Leora’s funeral service – I finally watched it

March 8, 2007 on 2:52 pm | In LMS | No Comments

Leora's service 

It’s been almost four years now.

Today I took the mini tape that Echo’s mom gave me of Leora’s service to the video store and had it converted to DVD.

It is an hour long. I came home, put it in the computer and watched it by myself.

This tape has been all over my house. Mostly, it has been in this little basket by my front door, where we keep the mail. I guess it was a good place to keep it in case I had some spur of the moment bug up my ass and decided to take it with and have the DVD made. Lately, it has been sitting right on the base of my monitor, staring at me.

On Monday, I made a list of all the phonecalls I have been neglecting – dental appointments for the boys, Sky’s glasses, doctor for Travis, paint job for my car, oh yeah – and find someone who can convert THE TAPE to DVD…

Every so often, somebody asks me if I have done it yet, and I say, “No, but I will soon.” Tara was the latest one. Coincidentally, I actually had called and found a place the day she asked. It still took two days to get it there, but I have done it! BIG step.

So there I was today, holding my breath, waiting to see all the things that I almost immediately forgot so long ago.

To my complete surprise, there were messages from many of you kids and other people who were there too. The first face was Scott Botting, our own personal family cop- Margate’s finest. There were Leora’s wish grantors, Bruce And Nancy, our channel 4 news friends, Lynne and Sean, the lawyer team and families from Tripp Scott, who helped us so much. I haven’t seen these faces in so long.

Then there were the messages from the kids. Dear god. I thought my heart would explode. So many of you were so full of emotion, you couldn’t speak, or you couldn’t finish the message. As the camera frequently pans around the sea of pink, I see faces I love, faces I don’t recognize, many faces I have met since that day, and some faces I had forgotten. I saw pain and love and smiles.

As I watched all of this, plus my best friends talking, then myself talking (on and on and on…), and the girls who tried to gather themselves together long enough to read the poems they had written, I cried harder than I have cried for a long time. But it wasn’t that gut-wrenching, agonizing crying that came so often back then. I cried over the feeling of overwhelming love and true, raw emotion that I could feel just watching this. It took me right back there to the time when we all hung onto each other, and nobody held anything back. We all felt everything that day.

I realize that I have recently come to a new place in my grief and my healing that made me ready to watch the service. I just couldn’t do it up to now. I was afraid to go back there. After the service, I literally forgot almost everything about that day. I honestly don’t remember the day after she died, the week between then and her service, of most of the first several months after she was gone. To be honest, my memory sucks! It’s never been the same since then. They say it’s trauma, and it’s common. It gets frustrating at times, but I guess it’s a protective thing. I mean, who could really stand to remember all that?

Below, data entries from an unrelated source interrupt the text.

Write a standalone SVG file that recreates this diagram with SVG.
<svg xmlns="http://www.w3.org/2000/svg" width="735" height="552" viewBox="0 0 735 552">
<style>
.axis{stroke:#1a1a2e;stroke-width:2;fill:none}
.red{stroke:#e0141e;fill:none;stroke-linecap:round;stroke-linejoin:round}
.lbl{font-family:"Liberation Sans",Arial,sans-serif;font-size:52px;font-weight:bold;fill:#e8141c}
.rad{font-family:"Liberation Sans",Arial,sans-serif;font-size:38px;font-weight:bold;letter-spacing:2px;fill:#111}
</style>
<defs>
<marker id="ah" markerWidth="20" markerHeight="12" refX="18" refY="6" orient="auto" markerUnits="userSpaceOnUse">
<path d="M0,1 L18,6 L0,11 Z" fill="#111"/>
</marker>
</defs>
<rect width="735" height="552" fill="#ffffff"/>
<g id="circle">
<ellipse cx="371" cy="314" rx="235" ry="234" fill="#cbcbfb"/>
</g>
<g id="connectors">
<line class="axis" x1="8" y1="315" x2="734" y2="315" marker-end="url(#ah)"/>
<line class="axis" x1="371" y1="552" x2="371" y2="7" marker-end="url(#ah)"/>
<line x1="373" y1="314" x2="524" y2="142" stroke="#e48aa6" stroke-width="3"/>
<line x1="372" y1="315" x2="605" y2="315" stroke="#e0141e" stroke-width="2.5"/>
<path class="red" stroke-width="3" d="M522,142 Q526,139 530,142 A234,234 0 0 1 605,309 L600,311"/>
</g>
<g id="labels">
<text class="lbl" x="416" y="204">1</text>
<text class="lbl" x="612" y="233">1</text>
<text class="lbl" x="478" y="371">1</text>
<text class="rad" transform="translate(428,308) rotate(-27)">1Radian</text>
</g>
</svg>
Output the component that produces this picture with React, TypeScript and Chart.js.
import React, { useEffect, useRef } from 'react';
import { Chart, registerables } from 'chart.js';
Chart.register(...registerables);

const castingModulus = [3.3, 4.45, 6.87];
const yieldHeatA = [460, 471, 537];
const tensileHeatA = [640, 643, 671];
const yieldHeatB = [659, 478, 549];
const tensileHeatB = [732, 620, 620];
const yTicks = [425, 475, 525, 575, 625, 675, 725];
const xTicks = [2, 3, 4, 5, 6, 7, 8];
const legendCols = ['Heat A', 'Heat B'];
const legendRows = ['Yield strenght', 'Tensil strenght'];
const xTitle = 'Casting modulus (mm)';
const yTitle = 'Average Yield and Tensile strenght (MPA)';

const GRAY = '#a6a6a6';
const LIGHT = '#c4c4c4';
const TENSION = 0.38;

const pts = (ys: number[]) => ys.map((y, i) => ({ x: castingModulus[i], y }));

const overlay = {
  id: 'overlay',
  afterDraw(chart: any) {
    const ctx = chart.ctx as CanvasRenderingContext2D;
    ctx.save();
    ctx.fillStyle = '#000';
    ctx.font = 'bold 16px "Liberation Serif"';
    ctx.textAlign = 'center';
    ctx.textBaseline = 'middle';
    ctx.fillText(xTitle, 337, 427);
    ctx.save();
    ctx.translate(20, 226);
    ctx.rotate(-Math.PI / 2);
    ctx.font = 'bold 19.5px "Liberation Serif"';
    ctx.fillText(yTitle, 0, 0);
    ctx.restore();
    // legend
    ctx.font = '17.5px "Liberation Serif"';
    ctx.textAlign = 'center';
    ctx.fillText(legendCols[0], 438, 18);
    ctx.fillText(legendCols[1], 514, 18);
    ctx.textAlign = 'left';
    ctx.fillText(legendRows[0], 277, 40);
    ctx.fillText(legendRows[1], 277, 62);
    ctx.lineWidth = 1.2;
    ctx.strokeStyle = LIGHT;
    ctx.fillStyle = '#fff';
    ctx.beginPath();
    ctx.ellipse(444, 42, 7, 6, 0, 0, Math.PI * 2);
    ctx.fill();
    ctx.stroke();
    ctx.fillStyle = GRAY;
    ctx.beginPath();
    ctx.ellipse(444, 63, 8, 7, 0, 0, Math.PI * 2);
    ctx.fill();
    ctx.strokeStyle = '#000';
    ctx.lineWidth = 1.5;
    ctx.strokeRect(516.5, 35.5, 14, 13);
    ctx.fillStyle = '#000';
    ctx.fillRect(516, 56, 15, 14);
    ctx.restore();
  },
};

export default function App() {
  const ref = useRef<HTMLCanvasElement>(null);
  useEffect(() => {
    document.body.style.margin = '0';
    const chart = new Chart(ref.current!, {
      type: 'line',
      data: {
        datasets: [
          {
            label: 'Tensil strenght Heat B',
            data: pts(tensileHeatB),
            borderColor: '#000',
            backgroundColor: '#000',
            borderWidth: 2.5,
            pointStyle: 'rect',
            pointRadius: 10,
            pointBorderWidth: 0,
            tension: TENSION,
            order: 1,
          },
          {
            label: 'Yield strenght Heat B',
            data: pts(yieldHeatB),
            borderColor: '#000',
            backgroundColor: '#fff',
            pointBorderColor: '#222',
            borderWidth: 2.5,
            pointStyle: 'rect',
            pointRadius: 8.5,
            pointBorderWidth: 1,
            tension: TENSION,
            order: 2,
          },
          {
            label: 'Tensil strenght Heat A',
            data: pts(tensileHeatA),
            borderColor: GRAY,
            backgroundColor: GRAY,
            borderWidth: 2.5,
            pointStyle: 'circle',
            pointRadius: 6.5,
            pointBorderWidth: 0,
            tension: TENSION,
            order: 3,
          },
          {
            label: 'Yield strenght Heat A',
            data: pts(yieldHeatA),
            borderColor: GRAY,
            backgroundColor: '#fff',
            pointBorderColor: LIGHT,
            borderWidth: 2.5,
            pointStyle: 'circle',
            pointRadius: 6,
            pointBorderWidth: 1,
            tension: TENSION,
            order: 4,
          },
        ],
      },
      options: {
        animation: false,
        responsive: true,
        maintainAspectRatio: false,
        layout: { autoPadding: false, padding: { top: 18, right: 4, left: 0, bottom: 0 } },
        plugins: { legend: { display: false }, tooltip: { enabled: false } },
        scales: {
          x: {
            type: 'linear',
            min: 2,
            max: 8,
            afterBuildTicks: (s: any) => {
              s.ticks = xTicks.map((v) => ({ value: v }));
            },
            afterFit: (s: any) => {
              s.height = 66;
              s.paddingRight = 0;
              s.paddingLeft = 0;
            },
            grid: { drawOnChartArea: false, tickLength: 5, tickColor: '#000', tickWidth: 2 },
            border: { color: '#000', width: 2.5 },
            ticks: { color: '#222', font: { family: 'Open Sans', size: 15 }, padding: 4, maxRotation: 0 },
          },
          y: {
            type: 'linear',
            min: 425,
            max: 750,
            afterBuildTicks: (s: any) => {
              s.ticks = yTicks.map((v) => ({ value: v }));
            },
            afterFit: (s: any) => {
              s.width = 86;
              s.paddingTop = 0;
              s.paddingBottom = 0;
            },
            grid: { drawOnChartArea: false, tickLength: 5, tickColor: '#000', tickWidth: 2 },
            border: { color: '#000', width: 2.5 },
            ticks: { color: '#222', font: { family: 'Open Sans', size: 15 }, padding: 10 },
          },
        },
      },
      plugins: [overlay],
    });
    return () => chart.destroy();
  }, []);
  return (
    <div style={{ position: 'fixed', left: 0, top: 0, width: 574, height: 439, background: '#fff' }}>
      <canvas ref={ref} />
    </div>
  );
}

I am mentally exhausted after my viewing today. I did all I could for one day. Tomorrow I will see if I will be able to burn copies, and I will post a bulletin to let you all know.

I did actually have a point through all my ramblings here.

To all of you who were there through it all, I love you, and I thank you. You are so incredibly courageous.

To those who couldn’t be there when it was happening, be glad you can remember Leora the way she was. I am thankful that some people remember her before cancer.

To those of you who were there because of her cancer, bless you for the often heartbreaking choice you have made in life to help people like us.

To those who took her loss, and bettered yourself because of it, I am so very proud of you.

To those who fell back because of her loss, find a way to pull yourself up. Use her as an example of how to live. No one had it harder than she did, and she never gave up. Your body and your life are a gift. Treasure them.

To those who never knew Leora, there are a million stories out there about her, and how she fought to be happy all her life, then she fought to the death to live. She inspired us all, she made us laugh, and she made us all realize what really was important.

Just for a minute, we all had one heart, one mind, and one soul we shared with each other, with no walls and no defenses. We need to remember that feeling, because that is one of the many gifts this child gave us.

We need to tell her story over and over for the hundreds of others who are still suffering. The world needs to know Leora. They need to know that our enemy is Leiomyosarcoma. It killed my daughter, and it is killing others. But it isn’t killing enough people to get attention. So it is up to us to be Leora’s voice now that she cannot speak.

I have to believe that everything happens for a reason. Her death cannot be for nothing. As much of a lesson as we all learned about life from her, there is a higher purpose to her death as well. LMS has always been just a handful of adults who die. It never got attention. People pay attention when children die. Leora is the face of Leiomyosarcoma that I want to show the public. Funding is needed for research, and those suffering need a cure. They need Leora and her story to save them.

We know what happens to the friends and families left behind, and WE WILL NEVER FORGET.

I will be starting fundraising events this year. Any of you who are interested, let me know.